Even the way people played together is thrown up in the air. In 2000 a shooter that offered a co-operative campaign mode was unusual, if not exceptional. But what about a counter-operative mode, where one player tries to complete the level while another takes control of the enemies in their path?

As with so many other of Perfect Dark’s big ideas, it falls just short of greatness, but is good enough that your imagination can fill-in the gaps. And as with any brave innovation, there are happy flaws in the counter-operative mode that the baddies can exploit to infuriate the goody-two-shoes. Shooting guns from your fellow soldiers’ hands will make them whip out their firearm and immediately begin seeking Joanna. Get four or five to attack with you on any difficulty and it’s all over bar the gloating.

There’s real character in Perfect Dark, but it’s nothing to do with its heroine. Walking through levels, you’ll see little scripted sequences with people being shot, arguing, or simply relaxing. Playing with friends, you’ll devise deathtraps of outstanding ingenuity, before being sniped through the wall from 300 meters away. Ian Fleming himself could have been behind the gentlemanly twinkle in the repurposing of the Facility level as Felicity. And when we really get down to brass tacks, how many games have Shigeru Miyamoto running around and hiding the weapons?
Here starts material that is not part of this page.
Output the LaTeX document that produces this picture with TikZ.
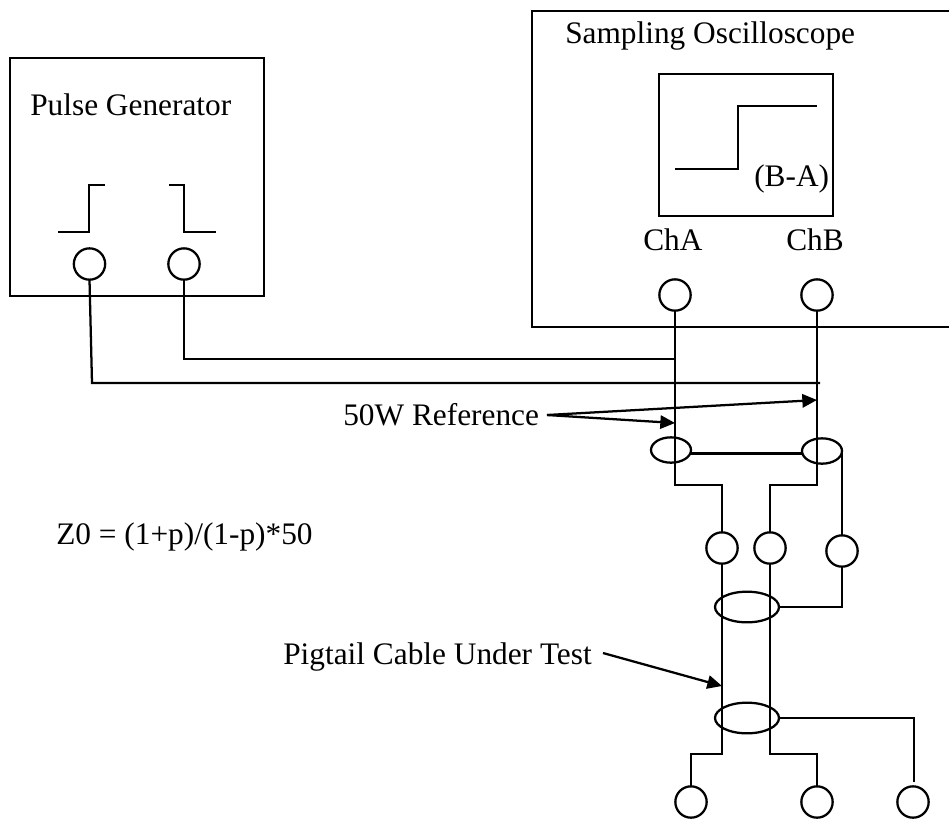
\documentclass[tikz,border=0pt]{standalone}
\usepackage{fontspec}
\setmainfont{Liberation Serif}
\usetikzlibrary{arrows.meta,shapes.geometric}
\tikzset{
  px/.style={x=0.75pt,y=-0.75pt},
  wire/.style={line width=1.7pt,black},
  port/.style={circle,draw,line width=1.7pt,minimum size=23.5pt,inner sep=0pt,outer sep=0pt},
  ring/.style={ellipse,draw,line width=1.7pt,inner sep=0pt,outer sep=0pt,minimum width=#1},
  lbl/.style={font=\fontsize{23.5}{28}\selectfont,inner sep=0pt,anchor=base west},
  pointer/.style={line width=1.7pt,-{Triangle[length=11pt,width=10pt]}}
}
\begin{document}
\begin{tikzpicture}[px]
\useasboundingbox (0,0) rectangle (949,819);
\fill[white] (0,0) rectangle (949,819);
% boxes
\node[draw,line width=1.7pt,inner sep=0pt,outer sep=0pt,minimum width=190.5pt,minimum height=178.5pt] (pulse) at (137,177) {};
\node[draw,line width=1.7pt,inner sep=0pt,outer sep=0pt,minimum width=130.5pt,minimum height=106.5pt] (screen) at (746,145) {};
\draw[wire] (949,11) -- (532,11) -- (532,327) -- (949,327);
% labels
\node[lbl] (tpulse) at (30,115) {Pulse Generator};
\node[lbl] (tscope) at (565,43) {Sampling Oscilloscope};
\node[lbl] (tba) at (754,186) {(B-A)};
\node[lbl] (tcha) at (643,250) {ChA};
\node[lbl] (tchb) at (786,250) {ChB};
\node[lbl] (tref) at (343,425) {50W Reference};
\node[lbl] (tz) at (56,544) {Z0 = (1+p)/(1-p)*50};
\node[lbl] (tpig) at (283,664) {Pigtail Cable Under Test};
% waveforms
\draw[wire] (58,232) -- (89,232) -- (89,185) -- (105,185);
\draw[wire] (169,185) -- (184,185) -- (184,232) -- (216,232);
\draw[wire] (675,169) -- (738,169) -- (738,106) -- (817,106);
% ports
\node[port] (pa) at (89.5,264) {};
\node[port] (pb) at (184,264) {};
\node[port] (cha) at (675,295) {};
\node[port] (chb) at (817,295) {};
\node[port] (m1) at (722,548) {};
\node[port] (m2) at (770,548) {};
\node[port] (m3) at (842,551) {};
\node[port] (b1) at (691,802) {};
\node[port] (b2) at (817,802) {};
\node[port] (b3) at (913,802) {};
% rings
\node[ring=30pt,minimum height=19pt] (r1) at (671,450) {};
\node[ring=30pt,minimum height=19pt] (r2) at (822,451) {};
\node[ring=48pt,minimum height=23pt] (r3) at (747,607) {};
\node[ring=48pt,minimum height=23pt] (r4) at (747,718) {};
% coordinates
\coordinate (ea) at (675,485);
\coordinate (eb) at (817,485);
\coordinate (refend) at (820,383);
\coordinate (brk) at (675,359);
% wires
\draw[wire] (pa.south) -- (92,383) -- (refend);
\draw[wire] (pb.south) -- (184,359) -- (brk);
\draw[wire] (cha.south) -- (ea) -| (m1.north);
\draw[wire] (chb.south) -- (eb) -| (m2.north);
\draw[wire] (r1.east |- 0,453.5) -- (r2.west |- 0,453.5);
\draw[wire] (r2.east) -- (m3.north);
\draw[wire] (m1.south) -- (722,754) -| (b1.north);
\draw[wire] (m2.south) -- (770,754) -| (b2.north);
\draw[wire] (r3.east) -| (m3.south);
\coordinate (gap) at (914,782);
\draw[wire] (r4.east) -| (gap);
% pointers
\coordinate (sref) at (547,415);
\coordinate (spig) at (603,653);
\draw[pointer] (sref) -- (675,423);
\draw[pointer] (sref) -- (817,400);
\draw[pointer] (spig) -- (722,686);
\end{tikzpicture}
\end{document}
Perfect Dark may not be all that much fun to play in 2020, but its currency of ideas and provocation, many of which still haven’t been picked up by the genre, remain sound. Who knows what, if anything, is in store for Joanna Dark. More re-releases, perhaps another tie-in novel. Endless retrospectives like this. But Perfect Dark never needed to worry about the future anyway. It’s already written most of it.